There are no common identifiers or common formats when it comes to reporting federal data. According to the Data Transparency Coalition, the government doesn’t report all of its spending online or in one place. Instead, according to the coalition, agencies report different pieces of information in different places and uses different formats that aren’t compatible with one another.
“Americans deserve easy access to their government’s information,” said the Data Transparency Coalition (a group of companies, non-profits and individuals). “Federal data should be published online in electronic formats that make the data easy to search, sort and download. When separate federal agencies publish similar data, they should use standardized formats so that government-wide searches are possible.”
As such, the coalition, with the support of the Object Management Group (OMG), is on a quest to establish federal data standards. The two groups are co-hosting a Government Data Standards Summit in order to connect U.S. federal policymakers and data architects deploying data standards. The summit was originally scheduled for March 25 in Reston, Va., but has been postponed.
“They make it possible to connect systems at lower cost, they decrease training costs, they make product-switching less expensive, and so forth,” said Richard Soley, OMG’s chairman and CEO. “Even for vendors, while data standards may result in knocking down ‘fortress walls’ around their products, data standards inevitably result in larger markets too.”
Standards are the necessary infrastructure for software development. “A lack of standards means constantly dealing with converting format, copying information (often by hand), and dealing with software failure caused only by differing data standards,” according to Soley. “It is a mess, and a mess developers don’t want.”
If the Data Transparency Coalition’s agenda succeeds, three business opportunities—republication, analytics and compliance automation—are going to increase for software developers, according to Hudson Hollister, the coalition’s founder and executive director. Technology companies would have to design software packages and platforms that republish, analyze and automate federal data, he said.
Federal data standardization starts with the Digital Accountability and Transparency Act, or the DATA Act, according to the Data Transparency Coalition.

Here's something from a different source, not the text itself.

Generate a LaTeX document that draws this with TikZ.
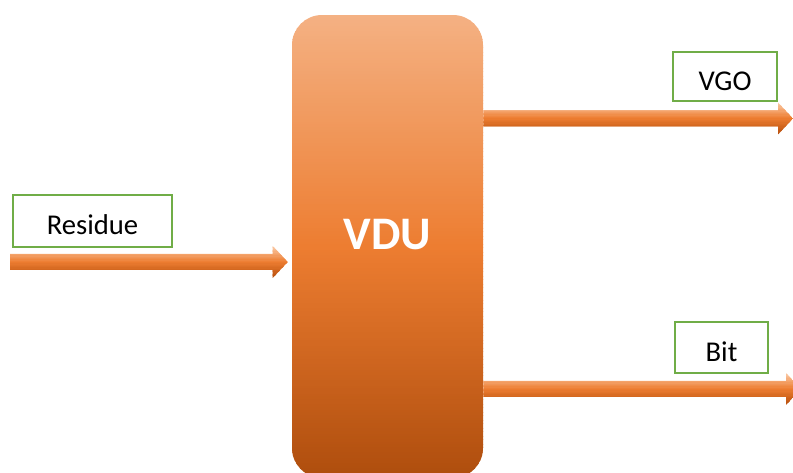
\documentclass[tikz,border=0pt]{standalone}
\usepackage{fontspec}
\setmainfont{Carlito}
\usetikzlibrary{calc}

\definecolor{linegreen}{HTML}{70AD47}
\definecolor{vdutop}{HTML}{F4B183}
\definecolor{vdumid}{HTML}{ED7D31}
\definecolor{vdubot}{HTML}{AE4D0D}
\definecolor{pipetop}{HTML}{FBCDAB}
\definecolor{pipemid}{HTML}{ED7D31}
\definecolor{pipebot}{HTML}{B74F0D}

\tikzset{
  % three colour fill, laid down in thin horizontal strips
  strips/.style n args = {5}{path picture={
      \foreach \k in {1,...,#4} {
        \pgfmathsetmacro\share{(\k-0.5)/#4*200}
        \ifdim\share pt<100pt
          \colorlet{stripcol}{#2!\share!#1}
        \else
          \pgfmathsetmacro\share{\share-100}
          \colorlet{stripcol}{#3!\share!#2}
        \fi
        \fill [stripcol, sharp corners]
          ([yshift={-(\k-1)*#5}]path picture bounding box.north west)
          rectangle ++(800pt,{-#5-0.5pt});
      }}},
}

% broad shaded arrow from #1 to #2 (same height)
\newcommand{\fatarrow}[2]{%
  \path [pipe] let \p1 = (#1), \p2 = (#2) in
    (\x1,\y1+6pt) -- (\x2-11.25pt,\y1+6pt) -- (\x2-11.25pt,\y1+12pt)
    -- (\x2,\y1) -- (\x2-11.25pt,\y1-12pt) -- (\x2-11.25pt,\y1-6pt)
    -- (\x1,\y1-6pt) -- cycle;}

\begin{document}
\begin{tikzpicture} [
    x=0.75pt, y=-0.75pt,
    unit/.style   = { rectangle, rounded corners=22.5pt,
                      strips={vdutop}{vdumid}{vdubot}{174}{2pt},
                      text=white,
                      font=\fontsize{35}{42}\selectfont\bfseries,
                      minimum width=143.25pt, minimum height=347.25pt,
                      inner sep=0pt, text height=22.5pt, text depth=17.25pt },
    stream/.style = { rectangle, draw=linegreen, line width=1.5pt,
                      fill=white, font=\fontsize{21.5}{25}\selectfont,
                      inner sep=0pt, text height=21pt, text depth=0pt },
    pipe/.style   = { strips={pipetop}{pipemid}{pipebot}{24}{1pt} },
  ]
  \clip (0,0) rectangle (793,473);

  \node [unit] (vdu) at (387.5,246.5) {VDU};

  \node [stream, minimum width=119.25pt, minimum height=39pt]
        (residue) at (92.5,221) {Residue};
  \node [stream, minimum width=78pt, minimum height=36.75pt]
        (vgo) at (725,76.5) {VGO};
  \node [stream, minimum width=69.75pt, minimum height=38.25pt]
        (bit) at (721.5,347.5) {Bit};

  \coordinate (feed)   at (10,262);
  \coordinate (vgoend) at (793,118.5);
  \coordinate (bitend) at (801,389);

  % streams in and out of the unit
  \fatarrow{feed}{$(vdu.west |- feed)+(-4,0)$}
  \fatarrow{vdu.east |- vgoend}{vgoend}
  \fatarrow{vdu.east |- bitend}{bitend}
\end{tikzpicture}
\end{document}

The DATA Act means to transform the way the U.S. government reports its spending. Under the DATA Act, federal reporting will be standardized into a consistent format. Implementing the act will mean better transparency, improved federal management and reduced compliance costs, according to Hollister.
If passed, the DATA Act would require the Treasury Department to create that reporting format.
“We [the coalition] don’t have the bandwidth to cover every type of federal information, so we are focusing on spending and the DATA Act right now,” he said.
The DATA Act was introduced into the U.S. House of Representatives on May 21, 2013, and it was passed 388 to 1 on Nov. 18, 2013. It is currently being considered by the Senate. The coalition expects it to pass in the next few weeks.
“Across many domains of government activity, standards are critically important for delivering data that is not only open, but also valuable and reliable,” said Holliser in a press release.